Maybe this doesn't mean anything to you. Perhaps it's just for me to get out on paper (electronic as it may be), to declare the truth in cyberspace, to make a further declaration of war. Well, this is my declaration: My God has sent me on a mission to Chicago, and I haven't seen that fulfilled yet. His time for me here is not finished, and whenever it is, he will let me know in a way that produces peace, not fear. I will not go on creating alternate stories which I can understand, to place my faith in those. I'm going to continue believing in the God whose ways are often unseen, like a mustard seed that is planted and grows slowly under ground, only later to produce a plant that provides shelter for multiple others.
I will not be intimidated.
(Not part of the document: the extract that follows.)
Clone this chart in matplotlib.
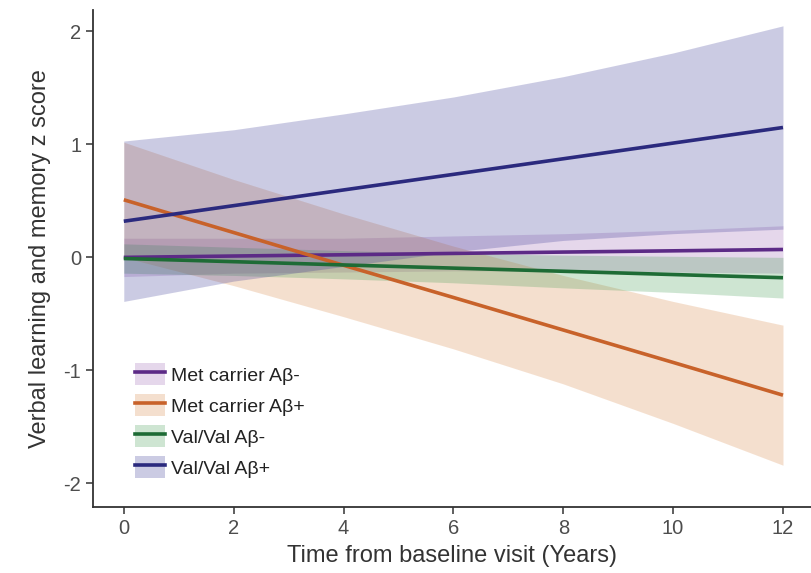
import matplotlib
matplotlib.use('Agg')
import matplotlib.pyplot as plt
from matplotlib.patches import Patch
from matplotlib.lines import Line2D

plt.rcParams['font.family'] = ['Liberation Sans', 'DejaVu Sans']
plt.rcParams['axes.unicode_minus'] = False

years = [0, 2, 4, 6, 8, 10, 12]
labels = ['Met carrier A\u03b2-', 'Met carrier A\u03b2+', 'Val/Val A\u03b2-', 'Val/Val A\u03b2+']

# fitted lines
met_neg = [0.00, 0.012, 0.023, 0.035, 0.047, 0.058, 0.07]
met_pos = [0.51, 0.22, -0.07, -0.355, -0.643, -0.93, -1.22]
val_neg = [-0.01, -0.038, -0.067, -0.095, -0.123, -0.152, -0.18]
val_pos = [0.32, 0.458, 0.597, 0.735, 0.873, 1.012, 1.15]

# confidence bands
met_neg_hi = [0.17, 0.17, 0.17, 0.19, 0.21, 0.24, 0.28]
met_neg_lo = [-0.17, -0.14, -0.13, -0.12, -0.12, -0.13, -0.14]
met_pos_hi = [1.02, 0.69, 0.385, 0.10, -0.16, -0.39, -0.60]
met_pos_lo = [0.00, -0.25, -0.525, -0.81, -1.12, -1.47, -1.84]
val_neg_hi = [0.12, 0.09, 0.06, 0.035, 0.02, 0.01, 0.0]
val_neg_lo = [-0.14, -0.16, -0.19, -0.225, -0.27, -0.31, -0.36]
val_pos_hi = [1.03, 1.13, 1.27, 1.42, 1.60, 1.81, 2.05]
val_pos_lo = [-0.39, -0.21, -0.08, 0.05, 0.15, 0.21, 0.25]

line_colors = ['#5c2a86', '#c8622a', '#1e6b35', '#2b2a7e']
fill_colors = ['#9b63b3', '#d7833f', '#3f9b4f', '#333393']
fill_alpha = 0.25

series = [
    (met_neg, met_neg_lo, met_neg_hi),
    (met_pos, met_pos_lo, met_pos_hi),
    (val_neg, val_neg_lo, val_neg_hi),
    (val_pos, val_pos_lo, val_pos_hi),
]

fig = plt.figure(figsize=(8.11, 5.73), dpi=100)
ax = fig.add_axes([0.1147, 0.1152, 0.8853, 0.8673])

for (fit, lo, hi), fc in zip(series, fill_colors):
    ax.fill_between(years, lo, hi, color=fc, alpha=fill_alpha, linewidth=0)
for (fit, lo, hi), lc in zip(series, line_colors):
    ax.plot(years, fit, color=lc, linewidth=2.6, solid_capstyle='butt')

ax.set_xlim(-0.56, 12.51)
ax.set_ylim(-2.21, 2.19)
ax.set_xticks([0, 2, 4, 6, 8, 10, 12])
ax.set_yticks([-2, -1, 0, 1, 2])

for s in ['top', 'right']:
    ax.spines[s].set_visible(False)
for s in ['left', 'bottom']:
    ax.spines[s].set_color('#333333')
    ax.spines[s].set_linewidth(1.3)
ax.tick_params(colors='#333333', labelcolor='#4d4d4d', labelsize=14.5, length=5, width=1.1)

ax.set_xlabel('Time from baseline visit (Years)', fontsize=17, color='#333333', labelpad=5)
ax.set_ylabel('Verbal learning and memory z score', fontsize=17, color='#333333', labelpad=9)

handles = [(Patch(facecolor=fc, alpha=fill_alpha, edgecolor='none'),
            Line2D([0], [0], color=lc, linewidth=2.6))
           for fc, lc in zip(fill_colors, line_colors)]
ax.legend(handles, labels, loc='lower left', bbox_to_anchor=(0.058, 0.058),
          frameon=False, fontsize=14, handlelength=1.55, handleheight=1.34,
          handletextpad=0.3, labelspacing=0.48, borderaxespad=0, borderpad=0,
          labelcolor='#222222')

fig.savefig('out.png', dpi=100)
I will intimidate the enemy with my steadfast trust in the Jesus who is with me, teaching me how to walk on the water and kill giants. The battle isn't mine anyway. It's the Lord's. He's going to bring in the victory. I just have to hold the ground I've been given and keep moving forward. You may recall that David, before he became king of Israel, had to face a giant. And he didn't retreat. The account in the book of Samuel says that David actually ADVANCED towards the giant Goliath. He RAN towards him! Subtle defense? Hardly. It's time to advance. It's time to go get the giant. It's time to knock him down and chop his head off. And I will, because the Lord God who delivered David then is with David to deliver him today.